↓↓↓
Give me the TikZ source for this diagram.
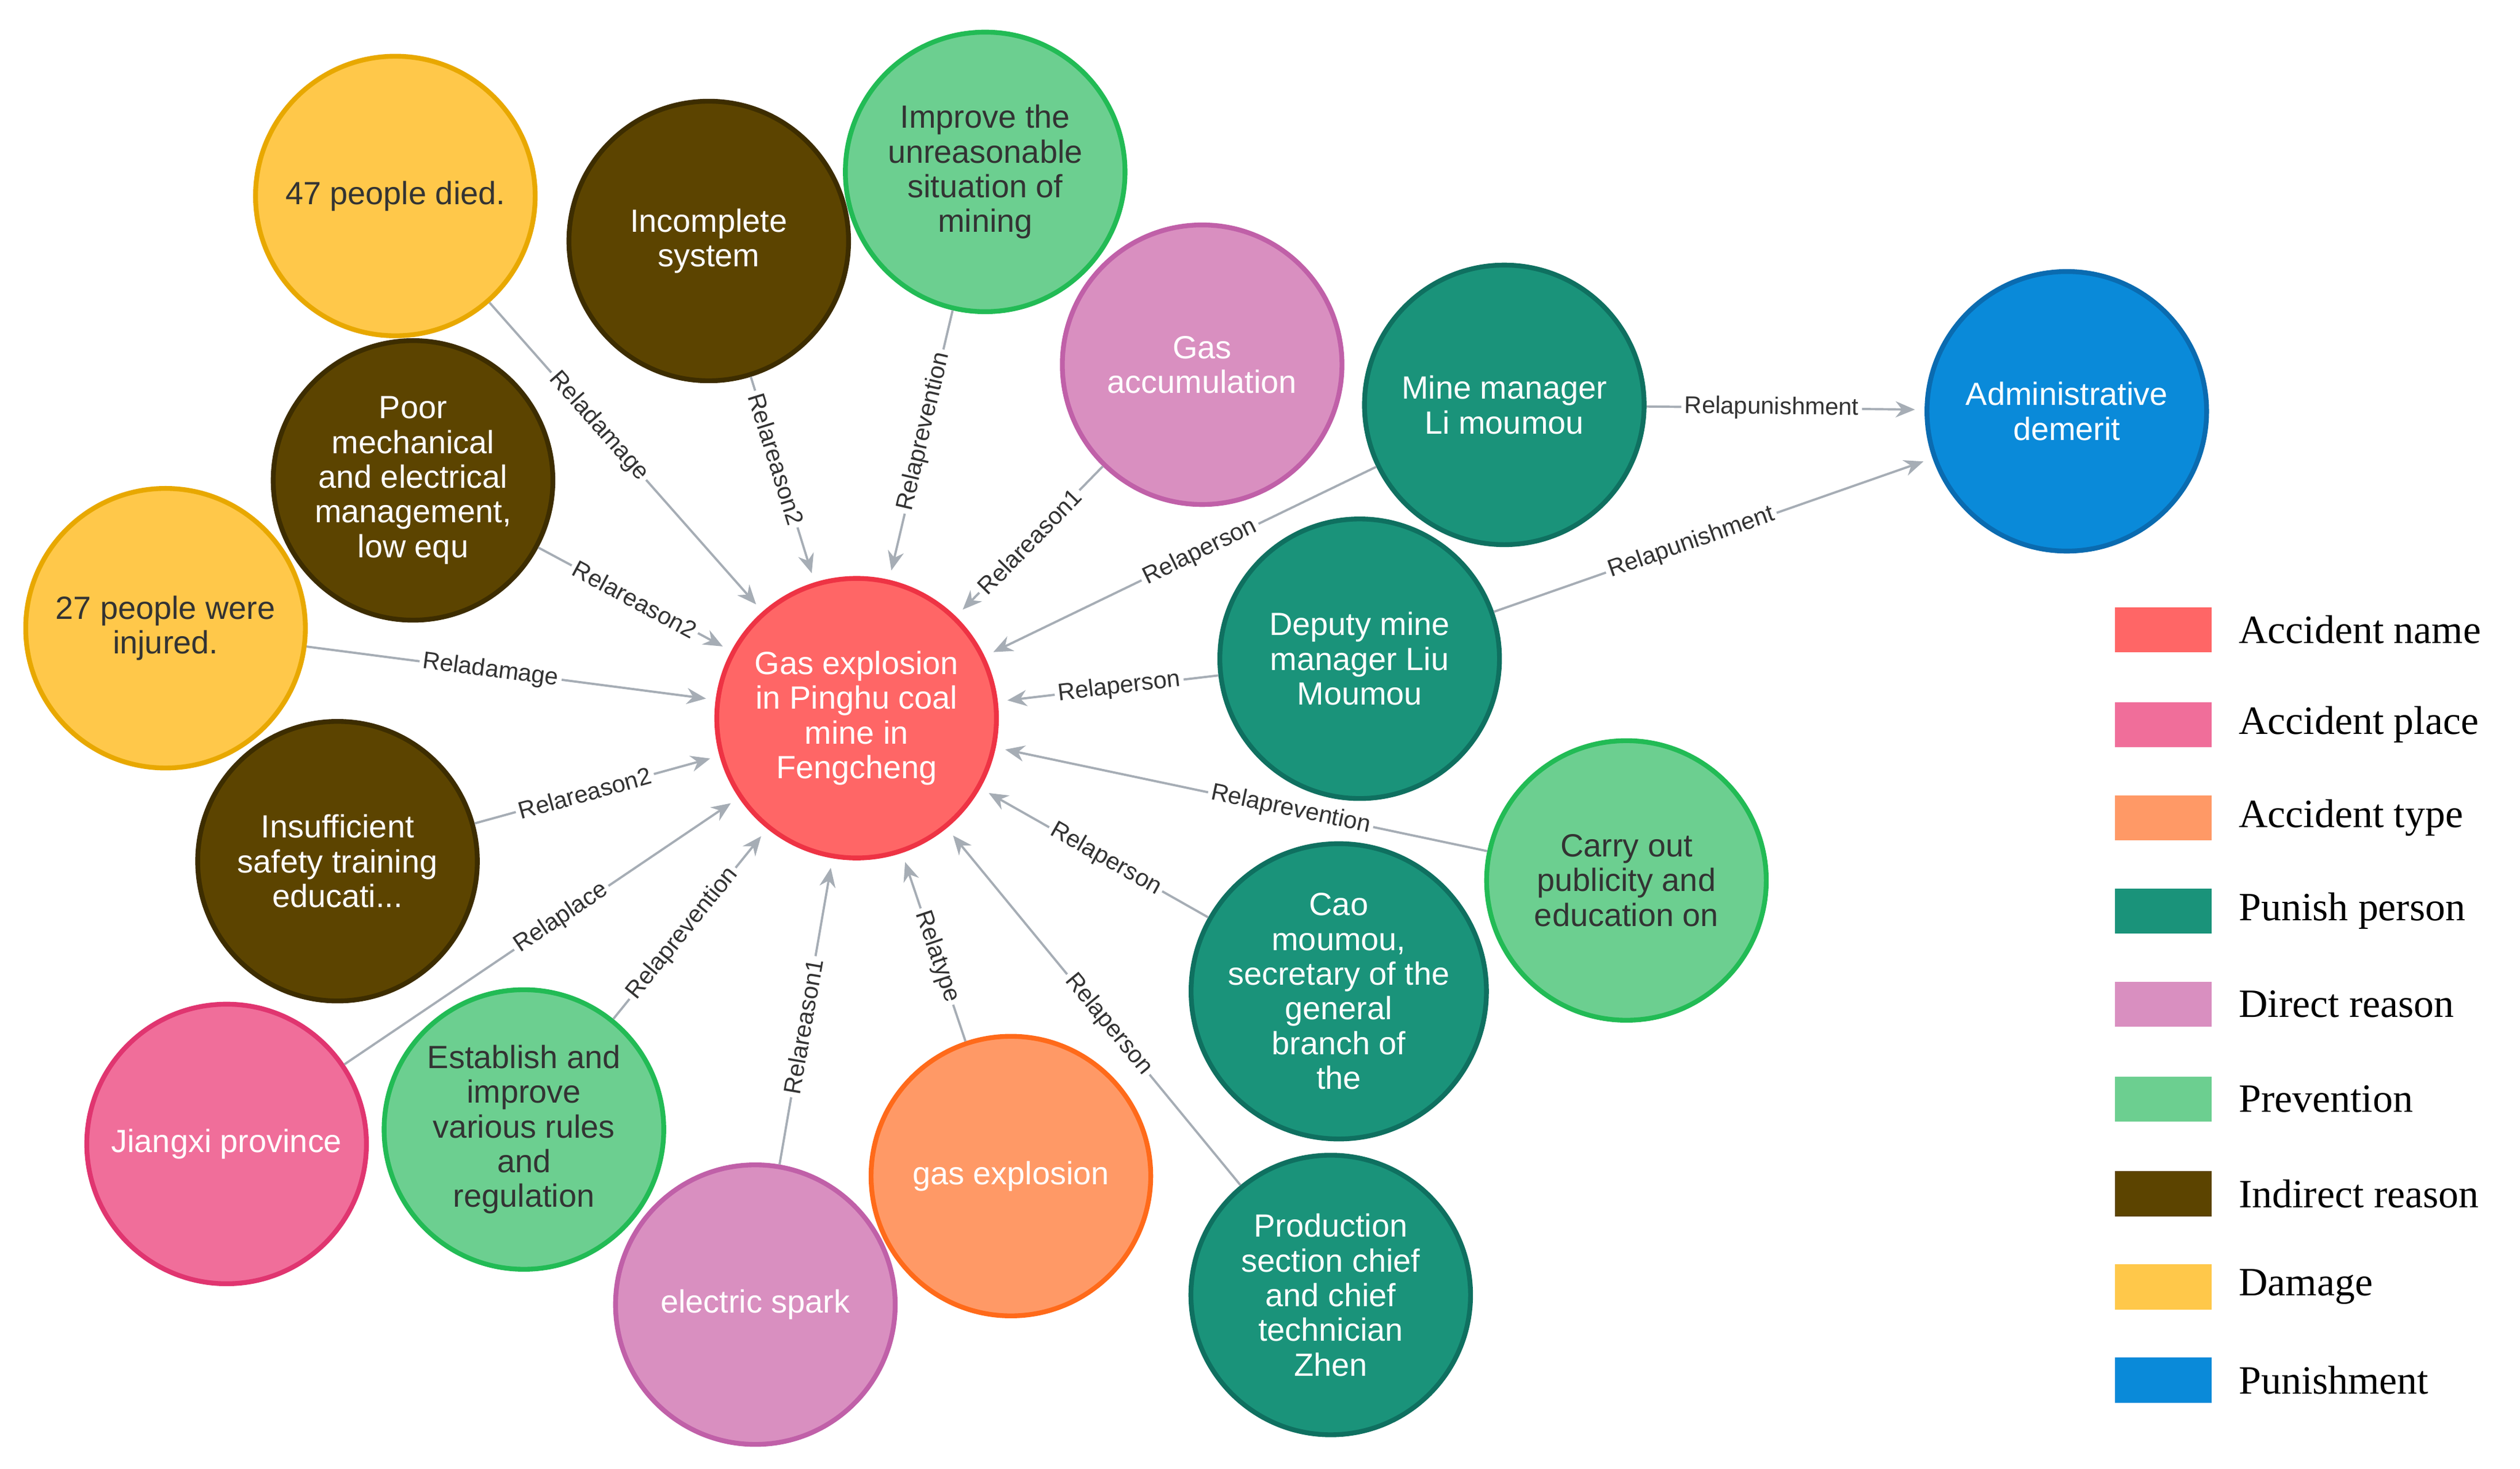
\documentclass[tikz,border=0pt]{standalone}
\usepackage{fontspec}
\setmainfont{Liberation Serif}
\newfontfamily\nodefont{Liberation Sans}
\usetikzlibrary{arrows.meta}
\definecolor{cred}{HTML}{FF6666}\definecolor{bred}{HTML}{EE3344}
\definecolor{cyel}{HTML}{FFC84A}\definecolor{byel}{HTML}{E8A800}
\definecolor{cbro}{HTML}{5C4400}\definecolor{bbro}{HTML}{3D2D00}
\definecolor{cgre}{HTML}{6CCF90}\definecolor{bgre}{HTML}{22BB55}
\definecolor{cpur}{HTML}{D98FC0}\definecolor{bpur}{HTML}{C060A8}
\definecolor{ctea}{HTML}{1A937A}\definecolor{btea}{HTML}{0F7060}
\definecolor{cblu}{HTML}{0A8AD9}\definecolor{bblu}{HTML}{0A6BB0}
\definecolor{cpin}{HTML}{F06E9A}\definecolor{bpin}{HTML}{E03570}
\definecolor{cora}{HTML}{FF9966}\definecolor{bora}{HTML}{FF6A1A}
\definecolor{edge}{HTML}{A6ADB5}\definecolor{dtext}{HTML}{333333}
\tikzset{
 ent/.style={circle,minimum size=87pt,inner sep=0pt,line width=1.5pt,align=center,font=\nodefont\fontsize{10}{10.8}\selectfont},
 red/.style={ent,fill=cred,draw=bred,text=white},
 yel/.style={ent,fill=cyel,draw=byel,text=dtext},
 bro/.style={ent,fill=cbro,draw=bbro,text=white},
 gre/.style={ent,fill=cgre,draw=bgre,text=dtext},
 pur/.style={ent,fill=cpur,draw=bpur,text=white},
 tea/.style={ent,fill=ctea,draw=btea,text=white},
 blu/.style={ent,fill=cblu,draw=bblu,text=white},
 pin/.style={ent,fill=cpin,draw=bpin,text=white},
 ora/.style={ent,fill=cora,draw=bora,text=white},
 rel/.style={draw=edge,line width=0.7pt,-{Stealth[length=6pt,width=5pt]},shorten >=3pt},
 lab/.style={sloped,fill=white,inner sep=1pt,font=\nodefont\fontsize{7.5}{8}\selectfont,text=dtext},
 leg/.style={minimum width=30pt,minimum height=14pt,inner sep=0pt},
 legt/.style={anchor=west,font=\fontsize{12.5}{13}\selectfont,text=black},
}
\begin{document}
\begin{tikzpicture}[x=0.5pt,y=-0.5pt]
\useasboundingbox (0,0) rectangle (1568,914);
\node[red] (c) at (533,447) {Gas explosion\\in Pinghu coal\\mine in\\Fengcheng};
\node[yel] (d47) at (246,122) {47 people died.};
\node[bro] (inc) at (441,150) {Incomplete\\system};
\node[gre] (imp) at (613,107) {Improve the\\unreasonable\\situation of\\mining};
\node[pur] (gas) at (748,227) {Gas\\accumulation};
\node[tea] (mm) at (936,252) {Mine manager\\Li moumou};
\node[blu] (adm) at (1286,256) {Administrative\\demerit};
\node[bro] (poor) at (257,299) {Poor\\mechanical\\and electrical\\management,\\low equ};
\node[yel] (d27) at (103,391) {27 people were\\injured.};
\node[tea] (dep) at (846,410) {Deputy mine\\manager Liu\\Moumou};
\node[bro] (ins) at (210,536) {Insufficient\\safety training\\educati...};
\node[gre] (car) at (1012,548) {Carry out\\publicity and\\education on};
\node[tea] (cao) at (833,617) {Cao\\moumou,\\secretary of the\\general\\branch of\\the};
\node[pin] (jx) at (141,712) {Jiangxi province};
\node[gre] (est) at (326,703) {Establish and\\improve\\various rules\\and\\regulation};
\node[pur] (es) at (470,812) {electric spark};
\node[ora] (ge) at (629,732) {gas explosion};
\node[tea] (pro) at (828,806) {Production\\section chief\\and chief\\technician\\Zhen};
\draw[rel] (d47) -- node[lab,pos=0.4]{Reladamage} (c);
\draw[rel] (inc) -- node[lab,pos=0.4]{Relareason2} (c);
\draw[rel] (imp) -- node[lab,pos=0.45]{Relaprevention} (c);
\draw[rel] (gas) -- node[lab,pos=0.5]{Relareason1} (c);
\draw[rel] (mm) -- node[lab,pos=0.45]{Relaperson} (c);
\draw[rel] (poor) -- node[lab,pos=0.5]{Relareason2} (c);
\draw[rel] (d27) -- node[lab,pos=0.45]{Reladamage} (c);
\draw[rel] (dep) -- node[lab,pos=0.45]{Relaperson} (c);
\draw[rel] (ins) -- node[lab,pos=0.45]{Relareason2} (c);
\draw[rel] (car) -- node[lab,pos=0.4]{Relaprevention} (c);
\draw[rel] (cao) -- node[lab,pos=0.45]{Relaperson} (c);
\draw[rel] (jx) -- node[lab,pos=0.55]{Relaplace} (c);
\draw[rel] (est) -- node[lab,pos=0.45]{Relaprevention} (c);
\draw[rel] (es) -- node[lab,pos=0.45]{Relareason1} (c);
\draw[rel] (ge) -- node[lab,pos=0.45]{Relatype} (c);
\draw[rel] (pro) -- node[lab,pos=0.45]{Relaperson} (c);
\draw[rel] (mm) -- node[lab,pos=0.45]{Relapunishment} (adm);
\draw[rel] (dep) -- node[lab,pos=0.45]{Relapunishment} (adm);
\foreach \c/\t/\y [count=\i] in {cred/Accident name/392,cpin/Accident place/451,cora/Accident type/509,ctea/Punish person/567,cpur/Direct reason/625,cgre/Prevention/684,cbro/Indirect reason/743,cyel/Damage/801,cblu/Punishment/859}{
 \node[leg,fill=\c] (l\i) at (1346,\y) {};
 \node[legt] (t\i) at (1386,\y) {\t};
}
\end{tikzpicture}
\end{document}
↑↑↑
* _TASK BRIEF_: Exclude the pictures. Write out the remaining data exactly.

* _SOLUTION FOR THIS TASK_:
Give me the TikZ source for this diagram.
\documentclass[tikz,border=0pt]{standalone}
\usepackage{fontspec}
\setmainfont{Liberation Serif}
\newfontfamily\nodefont{Liberation Sans}
\usetikzlibrary{arrows.meta}
\definecolor{cred}{HTML}{FF6666}\definecolor{bred}{HTML}{EE3344}
\definecolor{cyel}{HTML}{FFC84A}\definecolor{byel}{HTML}{E8A800}
\definecolor{cbro}{HTML}{5C4400}\definecolor{bbro}{HTML}{3D2D00}
\definecolor{cgre}{HTML}{6CCF90}\definecolor{bgre}{HTML}{22BB55}
\definecolor{cpur}{HTML}{D98FC0}\definecolor{bpur}{HTML}{C060A8}
\definecolor{ctea}{HTML}{1A937A}\definecolor{btea}{HTML}{0F7060}
\definecolor{cblu}{HTML}{0A8AD9}\definecolor{bblu}{HTML}{0A6BB0}
\definecolor{cpin}{HTML}{F06E9A}\definecolor{bpin}{HTML}{E03570}
\definecolor{cora}{HTML}{FF9966}\definecolor{bora}{HTML}{FF6A1A}
\definecolor{edge}{HTML}{A6ADB5}\definecolor{dtext}{HTML}{333333}
\tikzset{
 ent/.style={circle,minimum size=87pt,inner sep=0pt,line width=1.5pt,align=center,font=\nodefont\fontsize{10}{10.8}\selectfont},
 red/.style={ent,fill=cred,draw=bred,text=white},
 yel/.style={ent,fill=cyel,draw=byel,text=dtext},
 bro/.style={ent,fill=cbro,draw=bbro,text=white},
 gre/.style={ent,fill=cgre,draw=bgre,text=dtext},
 pur/.style={ent,fill=cpur,draw=bpur,text=white},
 tea/.style={ent,fill=ctea,draw=btea,text=white},
 blu/.style={ent,fill=cblu,draw=bblu,text=white},
 pin/.style={ent,fill=cpin,draw=bpin,text=white},
 ora/.style={ent,fill=cora,draw=bora,text=white},
 rel/.style={draw=edge,line width=0.7pt,-{Stealth[length=6pt,width=5pt]},shorten >=3pt},
 lab/.style={sloped,fill=white,inner sep=1pt,font=\nodefont\fontsize{7.5}{8}\selectfont,text=dtext},
 leg/.style={minimum width=30pt,minimum height=14pt,inner sep=0pt},
 legt/.style={anchor=west,font=\fontsize{12.5}{13}\selectfont,text=black},
}
\begin{document}
\begin{tikzpicture}[x=0.5pt,y=-0.5pt]
\useasboundingbox (0,0) rectangle (1568,914);
\node[red] (c) at (533,447) {Gas explosion\\in Pinghu coal\\mine in\\Fengcheng};
\node[yel] (d47) at (246,122) {47 people died.};
\node[bro] (inc) at (441,150) {Incomplete\\system};
\node[gre] (imp) at (613,107) {Improve the\\unreasonable\\situation of\\mining};
\node[pur] (gas) at (748,227) {Gas\\accumulation};
\node[tea] (mm) at (936,252) {Mine manager\\Li moumou};
\node[blu] (adm) at (1286,256) {Administrative\\demerit};
\node[bro] (poor) at (257,299) {Poor\\mechanical\\and electrical\\management,\\low equ};
\node[yel] (d27) at (103,391) {27 people were\\injured.};
\node[tea] (dep) at (846,410) {Deputy mine\\manager Liu\\Moumou};
\node[bro] (ins) at (210,536) {Insufficient\\safety training\\educati...};
\node[gre] (car) at (1012,548) {Carry out\\publicity and\\education on};
\node[tea] (cao) at (833,617) {Cao\\moumou,\\secretary of the\\general\\branch of\\the};
\node[pin] (jx) at (141,712) {Jiangxi province};
\node[gre] (est) at (326,703) {Establish and\\improve\\various rules\\and\\regulation};
\node[pur] (es) at (470,812) {electric spark};
\node[ora] (ge) at (629,732) {gas explosion};
\node[tea] (pro) at (828,806) {Production\\section chief\\and chief\\technician\\Zhen};
\draw[rel] (d47) -- node[lab,pos=0.4]{Reladamage} (c);
\draw[rel] (inc) -- node[lab,pos=0.4]{Relareason2} (c);
\draw[rel] (imp) -- node[lab,pos=0.45]{Relaprevention} (c);
\draw[rel] (gas) -- node[lab,pos=0.5]{Relareason1} (c);
\draw[rel] (mm) -- node[lab,pos=0.45]{Relaperson} (c);
\draw[rel] (poor) -- node[lab,pos=0.5]{Relareason2} (c);
\draw[rel] (d27) -- node[lab,pos=0.45]{Reladamage} (c);
\draw[rel] (dep) -- node[lab,pos=0.45]{Relaperson} (c);
\draw[rel] (ins) -- node[lab,pos=0.45]{Relareason2} (c);
\draw[rel] (car) -- node[lab,pos=0.4]{Relaprevention} (c);
\draw[rel] (cao) -- node[lab,pos=0.45]{Relaperson} (c);
\draw[rel] (jx) -- node[lab,pos=0.55]{Relaplace} (c);
\draw[rel] (est) -- node[lab,pos=0.45]{Relaprevention} (c);
\draw[rel] (es) -- node[lab,pos=0.45]{Relareason1} (c);
\draw[rel] (ge) -- node[lab,pos=0.45]{Relatype} (c);
\draw[rel] (pro) -- node[lab,pos=0.45]{Relaperson} (c);
\draw[rel] (mm) -- node[lab,pos=0.45]{Relapunishment} (adm);
\draw[rel] (dep) -- node[lab,pos=0.45]{Relapunishment} (adm);
\foreach \c/\t/\y [count=\i] in {cred/Accident name/392,cpin/Accident place/451,cora/Accident type/509,ctea/Punish person/567,cpur/Direct reason/625,cgre/Prevention/684,cbro/Indirect reason/743,cyel/Damage/801,cblu/Punishment/859}{
 \node[leg,fill=\c] (l\i) at (1346,\y) {};
 \node[legt] (t\i) at (1386,\y) {\t};
}
\end{tikzpicture}
\end{document}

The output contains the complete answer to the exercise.